Parliamentary Representative, Republic of Chile
- In office 1855–1858
- Preceded by: Manuel José de Hurtado
- Succeeded by: Manuel García Banqueda
- Constituency: Department of Bulnes and Department of Yungay

Parliamentary Representative, Republic of Chile
- In office 1858–1861
- Preceded by: Juan Villar Prado
- Succeeded by: Andrés Chacón Barry
- Constituency: Itata Province and Maule Province

Personal details
- Born: 1810 Santiago de Chile, Viceroyalty of Peru
- Died: 1881 (aged 70–71) Santiago de Chile, Chile
- Citizenship: Chile
- Party: National Party
- Occupation: Lawyer

= José Eusebio Barros Baeza =

Chilean lawyer and politician

José Eusebio Barros Baeza (1810–1881) was a Chilean lawyer and politician.
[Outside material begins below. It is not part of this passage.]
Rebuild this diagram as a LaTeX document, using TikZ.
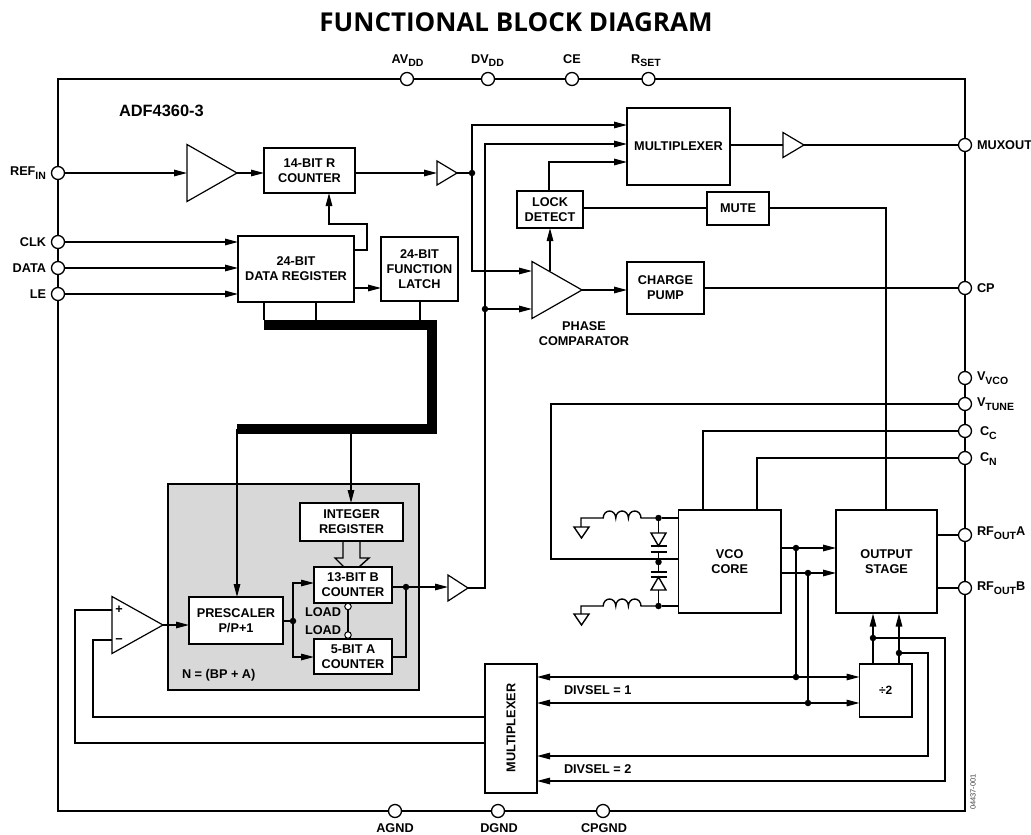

He was born in Santiago in 1810. He died in the same city in 1881. He was the son of Don Antonio and Dona Barros Grez Deidamia Baeza de la Fuente.

==Education==
José Eusebio Barros Baeza studied at the Instituto Nacional (the National Institute), where he graduated as a lawyer in 1842. He first worked in the Municipality of Santiago, then went to the Ministry of Justice, Culture and Education, as Secretary (1846).

==Political life==
A follower of Manuel Montt, Baeza first campaigned for the Conservatives then later moved over to the National Party, of which he was elected deputy by Bulnes (1855-1858) and by Curicó (1858-1861). During these periods he integrated the Standing Committee on Education and Welfare.

He was secretary of the Chamber of Deputies (1855-1856). He was later a member of the Chilean Legation in Rio de Janeiro (1863) and Guatemala (1868). He became Minister of the Court of Appeals of Santiago in 1870.